Por Daniel Link para Perfil
No uso redes por natural repugnancia, y si las usara lo último que haría es seguir a Nicolás Márquez. Por fortuna Ernesto Tenembaum ha realizado un prolijo relevamiento de sus dichos.
Sus pareceres denotan tanta ignorancia que no merece la pena contestarlos, salvo porque puede haber algún desprevenido que los considere atendibles. “Me siento derrumbado en mi autoestima. Tras la nota en la que aplasté a Tenembaum y su staff solo me atacaron bailarines, chimenteros y almas conflictuadas y/o avergonzados de sí mismos. ¿Nunca un comentario intelectualmente digno?”.
Ya la partición de los interlocutores en “intelectualmente dignos” y los que no lo son recuerda la tristemente célebre “vida digna de ser vivida” que el nazismo promovió como una política de Estado (para realizar sus fantasías de exterminio).
Hay libros enteros dedicados al tema, pero estoy seguro de que cualquier amable inteligencia artificial suministrará datos a quien quiera buscarlos. No me considero intelectualmente más digno que nadie, pero puedo acumular algunas referencias bibliográficas, con la esperanza de que el Sr. Márquez se sienta atraído hacia la lectura (cosa que, evidentemente, hasta ahora no ha sucedido).
Parece que a una persona le dijo: “Lupe, la palabra de Dios dice catorce veces que la sodomía es abominable y no hay momento en el que Dios se vea más enfadado que con la perversión homosexual. Los quemó vivos, mandando fuego desde el cielo. No se puede bendecir lo que Dios desprecia”. No sé cuándo escribió esto, pero yo lo leí durante la semana en que tres lesbianas murieron quemadas en un ataque lesbofóbico de un salvajismo aterrador. Me parece que el asunto merece alguna reflexión.

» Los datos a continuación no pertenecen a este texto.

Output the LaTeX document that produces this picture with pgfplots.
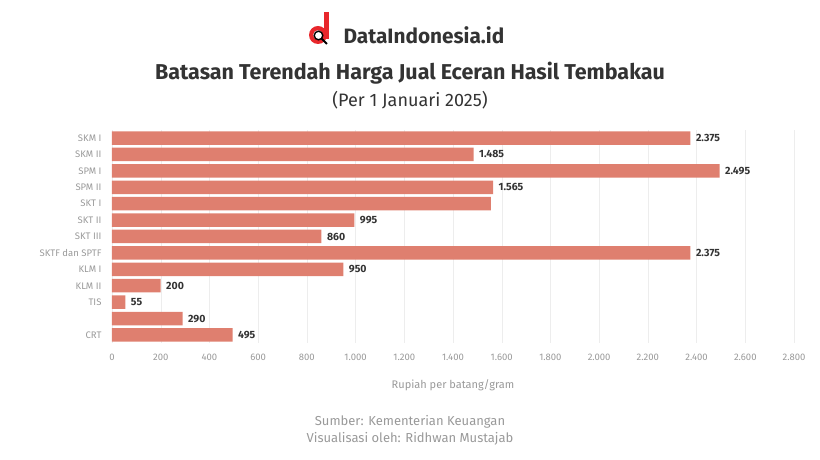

En principio, habría que decirle al Sr. Márquez que “la palabra de Dios”, esa entelequia, es una construcción discursiva más propia de humanos que de divinidades. Si se refiere al Deuteronomio, existe hoy un cierto consenso entre los filólogos (ahora se entiendo la animadversión hacia las humanidades): el texto que leemos hoy como parte del Antiguo Testamento es un precipitado de todo un proceso de composición que comienza en el Siglo VIII ac y culmina a mediados del IV ac. Los tartamudeos de Dios sobre la sexualidad tardaron cuatro siglos en estabilizarse.
Por supuesto, eso no le quita valor doctrinario a ese libro, pero habría que juzgar su alcance en términos históricos. Hasta podría llegar a justificarse que en épocas de crisis demográficas es un poco predecible que se condene cualquier forma de unión no reproductiva. En todo caso: esas catorce condenas se refieren a un contexto que no es el nuestro, lo que les hace perder gran parte de su valor (como la condena a las adúlteras o a las personas que comen jamón cocido).
Además, establecer una continuidad sin fisuras entre el Antiguo Testamento y el Nuevo es ignorar todo lo que de revolucionario tuvo la “Nueva alianza” y, por lo tanto, la figura de Cristo.
No me canso de recomendar a mis alumnos que lean los diferentes libros de la Biblia (y el Corán, desde ya). No porque haya allí alguna verdad “divina” (dejemos las ridiculeces) sino porque ahí se han formado las teorías políticas de Occidente (salvo, tal vez, el liberalismo).
Tenembaum dice que Márquez escribió en El libro negro de la nueva izquierda que “La homosexualidad es anormal. De la simple observación de la composición de un hombre se nos permite inferir que este no tiene un órgano sexual receptor para recibir a otro hombre como pareja y de la simple observación de la mujer vemos que esta no tiene un órgano de penetración para tener otra mujer como pareja”. Le sugeriríamos al Sr. Márquez que realice un par de comprobaciones empíricas, pero tampoco es cuestión de andar avivando giles.
Sobre el asunto, se podría recordar que Freud (que fue un defensor convencido del patriarcado) reconoció en su teoría de las “etapas” una organización de la libido bajo la primacía de la zona erógena anal.
Si Dios iba a condenar para siempre la unión per angostam viam, no debería haber cometido semejante error de diseño, otorgando al ano la capacidad del placer que suscita la defecación y, como correlato de ese placer, la liberación de endorfinas, la estimulación del nervio vago, la sensación de relajación y de logro conseguido (cosa que sabe cualquier IA).
Lo de las mujeres es todavía más idiota: tienen dedos. Fin.